Problem details – Pictures stay out of the copy. Repeat exactly the lines from the first entry below through the line that contains "mgco3_curve_sol = [4.5, 8.5, 11.9, 12.9, 12.6, 11.5, 9.2, 6.6]", and nothing beyond.

Exercise input –
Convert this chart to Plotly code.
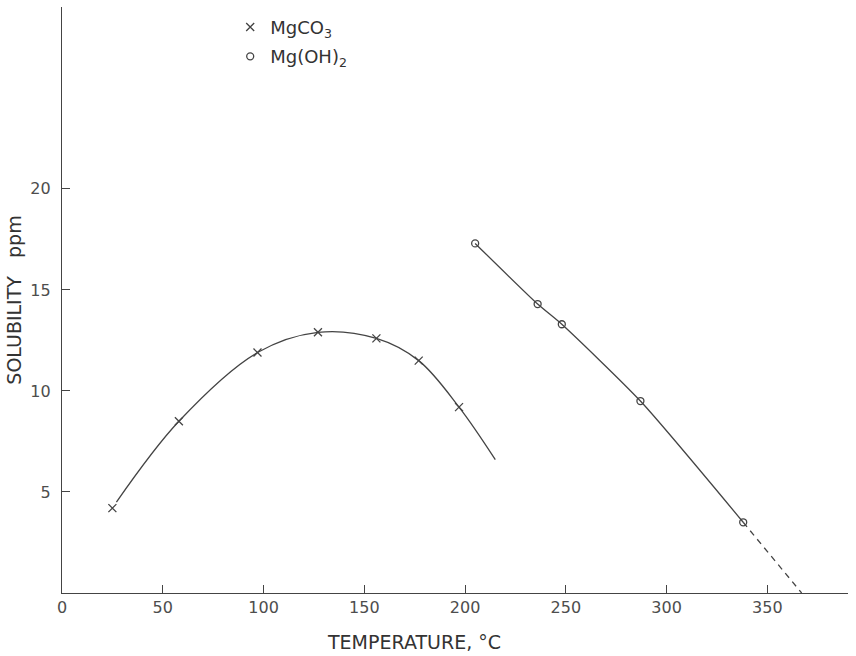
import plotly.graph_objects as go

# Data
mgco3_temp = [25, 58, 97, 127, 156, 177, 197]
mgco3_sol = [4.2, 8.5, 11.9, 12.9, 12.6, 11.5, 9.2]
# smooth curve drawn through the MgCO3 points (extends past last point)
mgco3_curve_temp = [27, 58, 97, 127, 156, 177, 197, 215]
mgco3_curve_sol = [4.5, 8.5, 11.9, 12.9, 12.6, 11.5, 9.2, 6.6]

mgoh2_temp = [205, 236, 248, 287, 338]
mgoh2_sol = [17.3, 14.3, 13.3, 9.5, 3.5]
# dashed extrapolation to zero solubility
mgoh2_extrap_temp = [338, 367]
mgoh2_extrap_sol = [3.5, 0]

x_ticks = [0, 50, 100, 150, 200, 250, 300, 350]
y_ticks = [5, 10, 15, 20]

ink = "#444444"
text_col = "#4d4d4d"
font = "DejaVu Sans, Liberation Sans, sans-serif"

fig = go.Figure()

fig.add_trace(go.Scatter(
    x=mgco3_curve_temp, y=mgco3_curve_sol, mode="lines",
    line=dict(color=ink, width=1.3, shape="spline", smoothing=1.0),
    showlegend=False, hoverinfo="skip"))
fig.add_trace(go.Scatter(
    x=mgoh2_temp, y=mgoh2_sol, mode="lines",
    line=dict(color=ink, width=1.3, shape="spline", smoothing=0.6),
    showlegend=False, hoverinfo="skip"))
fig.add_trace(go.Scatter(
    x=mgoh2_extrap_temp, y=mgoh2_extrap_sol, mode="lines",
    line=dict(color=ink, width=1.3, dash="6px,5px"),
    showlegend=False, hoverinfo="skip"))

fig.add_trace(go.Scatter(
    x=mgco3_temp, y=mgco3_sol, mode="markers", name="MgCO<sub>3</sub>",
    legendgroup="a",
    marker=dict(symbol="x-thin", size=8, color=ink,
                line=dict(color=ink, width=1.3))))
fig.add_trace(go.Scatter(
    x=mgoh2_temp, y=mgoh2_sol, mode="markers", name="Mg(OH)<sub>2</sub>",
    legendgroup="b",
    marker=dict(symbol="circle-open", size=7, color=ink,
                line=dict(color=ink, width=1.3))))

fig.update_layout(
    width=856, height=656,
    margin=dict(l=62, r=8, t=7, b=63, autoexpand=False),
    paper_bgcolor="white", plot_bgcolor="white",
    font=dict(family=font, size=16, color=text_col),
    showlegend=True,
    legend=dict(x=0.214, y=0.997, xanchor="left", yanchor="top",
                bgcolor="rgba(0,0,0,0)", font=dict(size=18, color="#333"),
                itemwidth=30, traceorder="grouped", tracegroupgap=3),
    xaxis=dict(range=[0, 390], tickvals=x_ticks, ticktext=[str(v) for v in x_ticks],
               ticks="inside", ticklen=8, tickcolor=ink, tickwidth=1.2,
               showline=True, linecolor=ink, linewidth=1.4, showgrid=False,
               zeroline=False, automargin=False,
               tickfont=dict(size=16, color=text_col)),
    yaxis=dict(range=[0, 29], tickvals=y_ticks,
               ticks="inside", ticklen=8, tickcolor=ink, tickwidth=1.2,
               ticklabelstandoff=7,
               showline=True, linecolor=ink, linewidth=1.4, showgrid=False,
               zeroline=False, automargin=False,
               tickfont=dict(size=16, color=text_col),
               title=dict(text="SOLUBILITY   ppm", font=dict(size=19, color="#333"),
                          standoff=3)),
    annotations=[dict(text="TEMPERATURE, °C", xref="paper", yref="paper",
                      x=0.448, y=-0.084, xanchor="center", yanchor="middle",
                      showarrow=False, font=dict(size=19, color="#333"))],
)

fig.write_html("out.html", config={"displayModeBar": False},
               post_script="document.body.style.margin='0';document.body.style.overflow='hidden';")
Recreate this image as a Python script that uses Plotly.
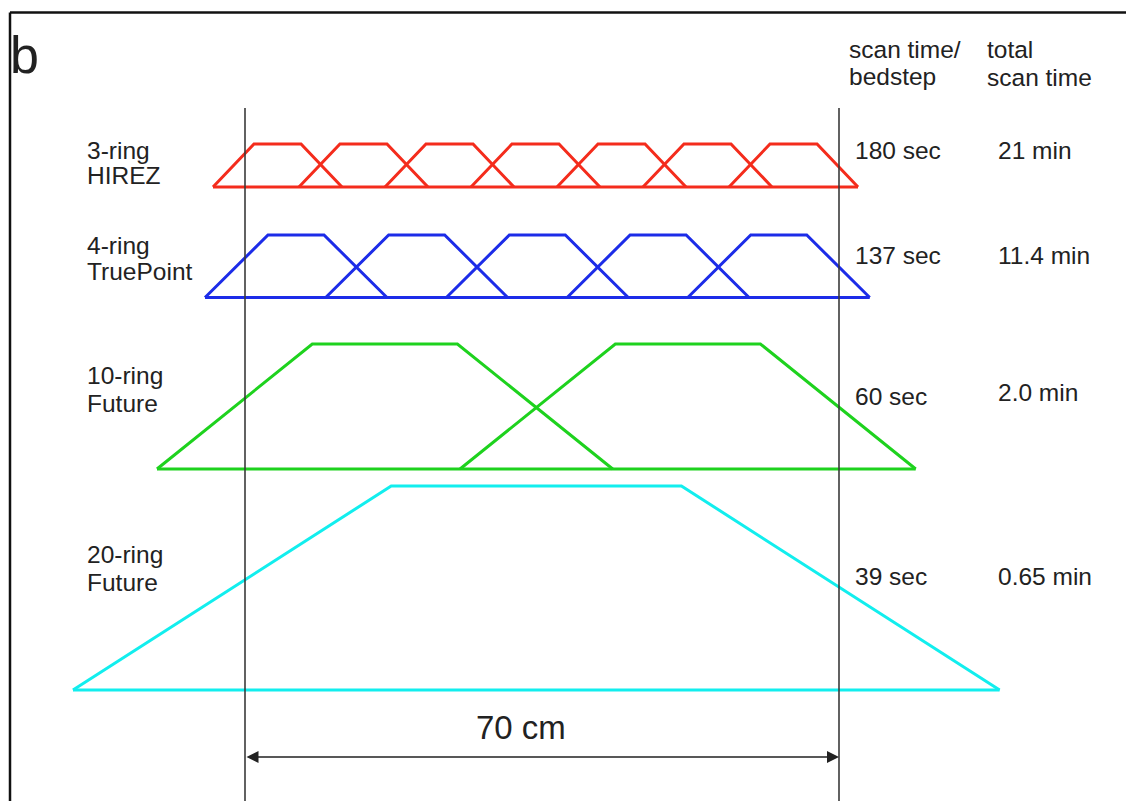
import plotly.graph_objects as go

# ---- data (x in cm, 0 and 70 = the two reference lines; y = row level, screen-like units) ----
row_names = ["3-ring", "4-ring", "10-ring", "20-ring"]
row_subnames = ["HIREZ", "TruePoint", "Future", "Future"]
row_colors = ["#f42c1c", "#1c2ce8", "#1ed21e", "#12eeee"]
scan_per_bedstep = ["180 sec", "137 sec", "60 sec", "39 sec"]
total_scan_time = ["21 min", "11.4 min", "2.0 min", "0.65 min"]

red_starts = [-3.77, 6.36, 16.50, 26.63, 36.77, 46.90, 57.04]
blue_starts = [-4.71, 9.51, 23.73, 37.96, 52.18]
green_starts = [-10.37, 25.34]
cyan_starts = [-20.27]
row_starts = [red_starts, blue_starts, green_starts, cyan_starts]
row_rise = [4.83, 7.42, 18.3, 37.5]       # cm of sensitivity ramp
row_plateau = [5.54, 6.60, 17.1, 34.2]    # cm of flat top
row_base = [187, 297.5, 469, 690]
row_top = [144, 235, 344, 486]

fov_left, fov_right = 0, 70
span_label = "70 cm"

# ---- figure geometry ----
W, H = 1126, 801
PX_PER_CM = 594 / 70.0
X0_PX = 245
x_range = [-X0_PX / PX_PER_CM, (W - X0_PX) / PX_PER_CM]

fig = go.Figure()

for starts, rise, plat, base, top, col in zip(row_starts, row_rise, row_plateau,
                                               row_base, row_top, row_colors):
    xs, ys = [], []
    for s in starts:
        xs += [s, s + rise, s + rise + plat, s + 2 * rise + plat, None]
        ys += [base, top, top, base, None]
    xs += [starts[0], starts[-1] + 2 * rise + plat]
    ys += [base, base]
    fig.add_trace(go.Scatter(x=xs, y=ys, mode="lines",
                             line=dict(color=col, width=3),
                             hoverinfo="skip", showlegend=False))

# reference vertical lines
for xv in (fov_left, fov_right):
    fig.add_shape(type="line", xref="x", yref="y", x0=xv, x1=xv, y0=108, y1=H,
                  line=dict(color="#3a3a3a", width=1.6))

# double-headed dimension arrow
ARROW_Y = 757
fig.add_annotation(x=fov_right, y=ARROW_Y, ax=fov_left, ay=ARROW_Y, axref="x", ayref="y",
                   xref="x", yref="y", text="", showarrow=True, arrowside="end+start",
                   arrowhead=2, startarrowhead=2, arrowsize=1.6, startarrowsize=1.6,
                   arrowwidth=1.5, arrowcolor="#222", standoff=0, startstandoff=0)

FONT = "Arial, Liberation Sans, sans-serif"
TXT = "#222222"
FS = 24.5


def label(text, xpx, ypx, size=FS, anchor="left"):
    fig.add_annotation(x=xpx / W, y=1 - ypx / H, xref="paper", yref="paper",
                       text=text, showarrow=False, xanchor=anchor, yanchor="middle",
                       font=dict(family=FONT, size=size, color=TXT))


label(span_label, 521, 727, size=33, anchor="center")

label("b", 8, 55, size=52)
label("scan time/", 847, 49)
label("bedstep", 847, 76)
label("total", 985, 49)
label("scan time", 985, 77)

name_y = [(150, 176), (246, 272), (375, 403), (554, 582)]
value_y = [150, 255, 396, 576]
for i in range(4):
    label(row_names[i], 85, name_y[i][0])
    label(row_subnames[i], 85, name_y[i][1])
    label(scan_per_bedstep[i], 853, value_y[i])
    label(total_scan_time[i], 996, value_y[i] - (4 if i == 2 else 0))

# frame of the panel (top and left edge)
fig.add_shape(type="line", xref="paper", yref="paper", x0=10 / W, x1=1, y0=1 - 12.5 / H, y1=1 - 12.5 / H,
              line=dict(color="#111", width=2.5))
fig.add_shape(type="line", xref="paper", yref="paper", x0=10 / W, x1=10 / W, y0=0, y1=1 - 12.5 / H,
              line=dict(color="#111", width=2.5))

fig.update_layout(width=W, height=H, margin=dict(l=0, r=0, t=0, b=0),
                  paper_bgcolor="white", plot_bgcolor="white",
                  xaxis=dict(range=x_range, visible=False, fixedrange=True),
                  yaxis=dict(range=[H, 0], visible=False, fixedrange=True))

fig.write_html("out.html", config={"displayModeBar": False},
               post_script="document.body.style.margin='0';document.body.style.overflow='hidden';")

Task solution –
Convert this chart to Plotly code.
import plotly.graph_objects as go

# Data
mgco3_temp = [25, 58, 97, 127, 156, 177, 197]
mgco3_sol = [4.2, 8.5, 11.9, 12.9, 12.6, 11.5, 9.2]
# smooth curve drawn through the MgCO3 points (extends past last point)
mgco3_curve_temp = [27, 58, 97, 127, 156, 177, 197, 215]
mgco3_curve_sol = [4.5, 8.5, 11.9, 12.9, 12.6, 11.5, 9.2, 6.6]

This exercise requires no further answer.